Hi Welcome to OPF, your work is beautiful and glamourous
Here are my first impression thoughts of the 1st set
Lovely model, very beautiful with a relaxed demeanor that leaves her very approcahable. I am a big fan of the Laddie style which your lighting exhibits here quite nicely and while I also am a proponent of breaking rules and creative crops I feel like the only real detractors in this set is the crops and maybe some minor adjustments to the poses.
#1 Shot just a few MM wider gives you a beautiful full body shot, to me I see no compositional advantage to cropping the hand, the knee, the head and the foot.

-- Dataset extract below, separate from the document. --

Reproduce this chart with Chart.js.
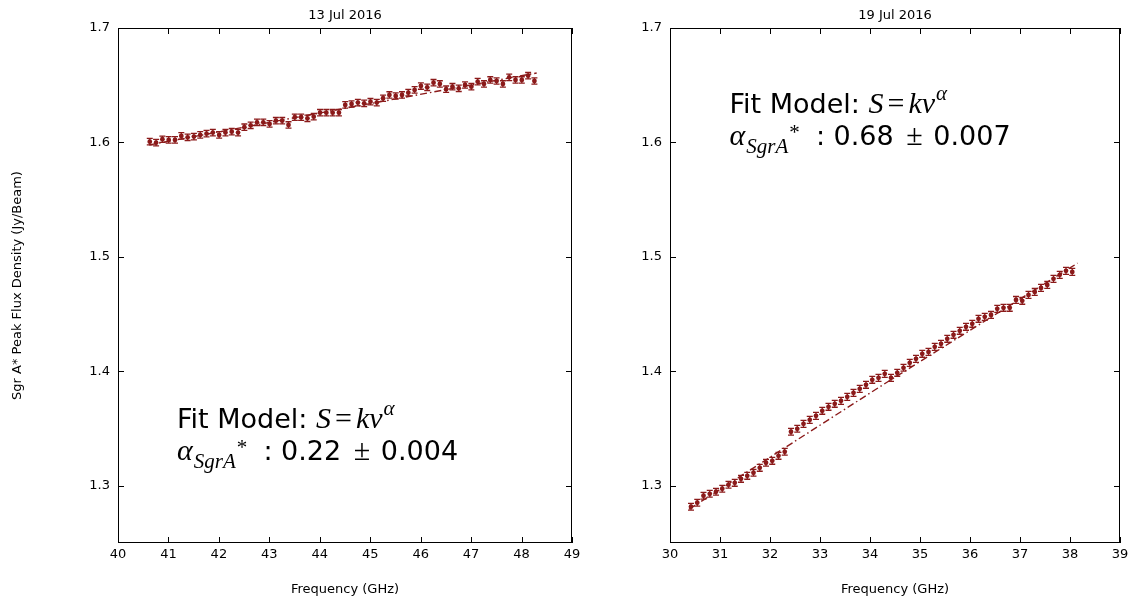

I can see recomposing and cutting the hand at the wrist but the middle of the fingers really does not work so well for me.
Another option would have been to alter her pose ever so slightly, simply rolling the hips toward the lens a bit would have brought the feet down and the knee up then sliding the hand up to the top of the table and just curling the edge of the top with the finger tips would have brought the full hand in. Of course these are minor aesthetic options that while they would work to my eye might not to the next guy but for me as it is the eye simply is given too many opportunities to exit the image at the crop points as they break the line and flow of the image.

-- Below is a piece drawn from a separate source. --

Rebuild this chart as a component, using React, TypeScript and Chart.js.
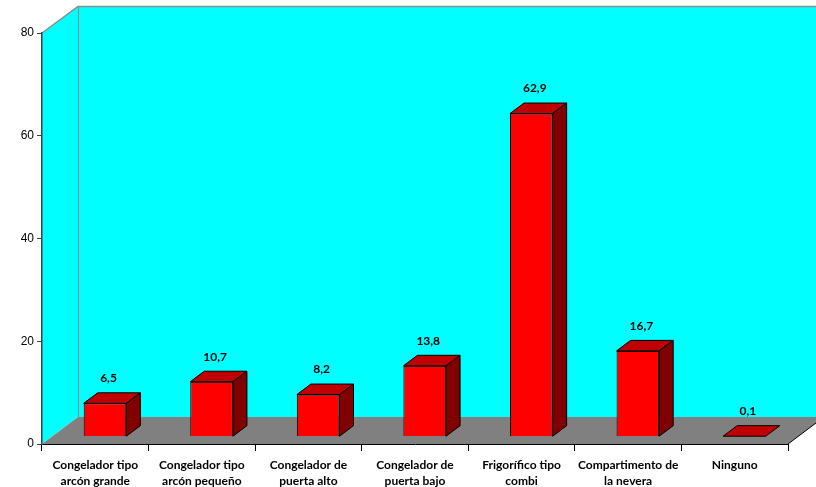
import { useEffect, useRef } from 'react';
import { Chart, registerables } from 'chart.js';

Chart.register(...registerables);

const categories: string[][] = [
  ['Congelador tipo', 'arcón grande'],
  ['Congelador tipo', 'arcón pequeño'],
  ['Congelador de', 'puerta alto'],
  ['Congelador de', 'puerta bajo'],
  ['Frigorífico tipo', 'combi'],
  ['Compartimento de', 'la nevera'],
  ['Ninguno'],
];
const percentages = [6.5, 10.7, 8.2, 13.8, 62.9, 16.7, 0.1];
const yTickValues = [0, 20, 40, 60, 80];

const WALL = '#00ffff';
const FLOOR = '#808080';
const FRONT = '#ff0000';
const TOP = '#c00000';
const SIDE = '#800000';

// Oblique projection of the box: full depth of walls/floor
const DEPTH_X = 36;
const DEPTH_Y = 27;
// Bars sit part-way into the floor and take part of its depth
const BAR_FRONT = 0.27;
const BAR_DEPTH = 0.39;

const fmt = (v: number) => v.toFixed(1).replace('.', ',');

const scene3d = {
  id: 'scene3d',
  beforeDraw(chart: any) {
    const { ctx, chartArea: a, scales } = chart;
    const yMax = yTickValues[yTickValues.length - 1];
    const yTop = Math.round(scales.y.getPixelForValue(yMax));
    const yBase = Math.round(scales.y.getPixelForValue(0));
    const x0 = Math.round(a.left);
    const x1 = Math.round(a.right);
    const W = chart.width;
    ctx.save();
    // back wall
    ctx.fillStyle = WALL;
    ctx.fillRect(x0 + DEPTH_X, yTop - DEPTH_Y, W - x0, yBase - yTop);
    // side wall
    ctx.beginPath();
    ctx.moveTo(x0, yTop);
    ctx.lineTo(x0 + DEPTH_X, yTop - DEPTH_Y);
    ctx.lineTo(x0 + DEPTH_X, yBase - DEPTH_Y);
    ctx.lineTo(x0, yBase);
    ctx.closePath();
    ctx.fill();
    // floor
    ctx.fillStyle = FLOOR;
    ctx.beginPath();
    ctx.moveTo(x0, yBase);
    ctx.lineTo(x1, yBase);
    ctx.lineTo(x1 + DEPTH_X, yBase - DEPTH_Y);
    ctx.lineTo(x0 + DEPTH_X, yBase - DEPTH_Y);
    ctx.closePath();
    ctx.fill();
    // wall edges
    ctx.lineWidth = 1.5;
    ctx.strokeStyle = '#8c8c8c';
    ctx.beginPath();
    ctx.moveTo(x0, yTop);
    ctx.lineTo(x0 + DEPTH_X, yTop - DEPTH_Y + 0.5);
    ctx.lineTo(W, yTop - DEPTH_Y + 0.5);
    ctx.stroke();
    ctx.lineWidth = 1;
    ctx.strokeStyle = '#a08080';
    ctx.beginPath();
    ctx.moveTo(x0 + DEPTH_X + 0.5, yTop - DEPTH_Y);
    ctx.lineTo(x0 + DEPTH_X + 0.5, yBase - DEPTH_Y);
    ctx.stroke();
    // floor right edge
    ctx.strokeStyle = '#000000';
    ctx.beginPath();
    ctx.moveTo(x1, yBase);
    ctx.lineTo(x1 + DEPTH_X, yBase - DEPTH_Y);
    ctx.stroke();
    ctx.restore();
  },
  beforeDatasetsDraw(chart: any) {
    chart.ctx.save();
    chart.ctx.translate(DEPTH_X * BAR_FRONT, -DEPTH_Y * BAR_FRONT);
  },
  afterDatasetsDraw(chart: any) {
    const { ctx } = chart;
    const dx = DEPTH_X * BAR_DEPTH;
    const dy = DEPTH_Y * BAR_DEPTH;
    const meta = chart.getDatasetMeta(0);
    ctx.lineWidth = 1;
    ctx.strokeStyle = '#000000';
    ctx.lineJoin = 'miter';
    meta.data.forEach((bar: any) => {
      const { x, y, base, width } = bar.getProps(['x', 'y', 'base', 'width'], true);
      const l = x - width / 2;
      const r = x + width / 2;
      // top face
      ctx.fillStyle = TOP;
      ctx.beginPath();
      ctx.moveTo(l, y);
      ctx.lineTo(r, y);
      ctx.lineTo(r + dx, y - dy);
      ctx.lineTo(l + dx, y - dy);
      ctx.closePath();
      ctx.fill();
      ctx.stroke();
      // side face
      if (base - y > 1) {
        ctx.fillStyle = SIDE;
        ctx.beginPath();
        ctx.moveTo(r, y);
        ctx.lineTo(r + dx, y - dy);
        ctx.lineTo(r + dx, base - dy);
        ctx.lineTo(r, base);
        ctx.closePath();
        ctx.fill();
        ctx.stroke();
      }
    });
    ctx.restore();

    // value labels
    ctx.save();
    ctx.font = 'bold 12px Lato, "Open Sans", sans-serif';
    ctx.fillStyle = '#000000';
    ctx.textAlign = 'center';
    ctx.textBaseline = 'middle';
    meta.data.forEach((bar: any, i: number) => {
      const { x, y } = bar.getProps(['x', 'y'], true);
      ctx.fillText(fmt(percentages[i]), x + DEPTH_X * BAR_FRONT + 3.5, y - DEPTH_Y * BAR_FRONT - 25);
    });
    ctx.restore();
  },
};

export default function App() {
  const ref = useRef<HTMLCanvasElement | null>(null);

  useEffect(() => {
    const canvas = ref.current;
    if (!canvas) return;
    const chart = new Chart(canvas, {
      type: 'bar',
      data: {
        labels: categories,
        datasets: [
          {
            data: percentages,
            backgroundColor: FRONT,
            borderColor: '#000000',
            borderWidth: 1,
            barPercentage: 0.4,
            categoryPercentage: 1,
          },
        ],
      },
      options: {
        responsive: false,
        animation: false,
        layout: { padding: { top: 33, right: 28, left: 0, bottom: 0 } },
        plugins: {
          legend: { display: false },
          tooltip: { enabled: false },
        },
        scales: {
          x: {
            grid: {
              offset: true,
              drawOnChartArea: false,
              drawTicks: true,
              tickLength: 7,
              color: '#000000',
            },
            border: { color: '#000000', width: 1 },
            ticks: {
              color: '#000000',
              autoSkip: false,
              maxRotation: 0,
              padding: 6,
              font: { family: 'Lato, "Open Sans", sans-serif', weight: 'bold', size: 12, lineHeight: 1.32 },
            },
            afterFit: (s: any) => {
              s.height = 43;
            },
          },
          y: {
            min: 0,
            max: 80,
            afterBuildTicks: (s: any) => {
              s.ticks = yTickValues.map((v) => ({ value: v }));
            },
            grid: {
              drawOnChartArea: false,
              drawTicks: true,
              tickLength: 5,
              color: '#404040',
            },
            border: { color: '#404040', width: 1.5 },
            ticks: {
              color: '#000000',
              padding: 3,
              font: { family: '"Liberation Sans", Arial, sans-serif', size: 12 },
            },
            afterFit: (s: any) => {
              s.width = 42;
            },
          },
        },
      },
      plugins: [scene3d],
    });
    return () => chart.destroy();
  }, []);

  return (
    <div style={{ position: 'fixed', left: 0, top: 0, width: 816, height: 487, background: '#ffffff' }}>
      <canvas ref={ref} width={816} height={487} style={{ display: 'block' }} />
    </div>
  );
}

# 2 again I would have gone just a touch wider and included the full breast.
#3 Gorgeous shot but the loss of the top of the mask is too me a significant loss as the mask is an important element in the shot. Introducing a prop that is so elegant and eye catching and then cropping it as you have simply does not provide an advantage that I can see and if anything it distracts me.
#4 Simply stunning but again such a small crop that gives no real advantage. For me the crop should direct the eye and entice to continue to explore what the image has to offer but when it does not offer this advantage it only invites me to exit the image and move on to the next.
Again here I would have had the model roll her hips toward the lens to continue the curve and add additional depth and dimension to the image.
I know these are all small points but to me it is the small details that can have the greatest impact on the effectiveness of an image. These are the details that separate nice pictures from exceptional images. Sadly I find it is often easier for me to spot the small details after the fact as I personally have to remind myself to slow down, come out of the view finder and look for those details on an all to regular basis.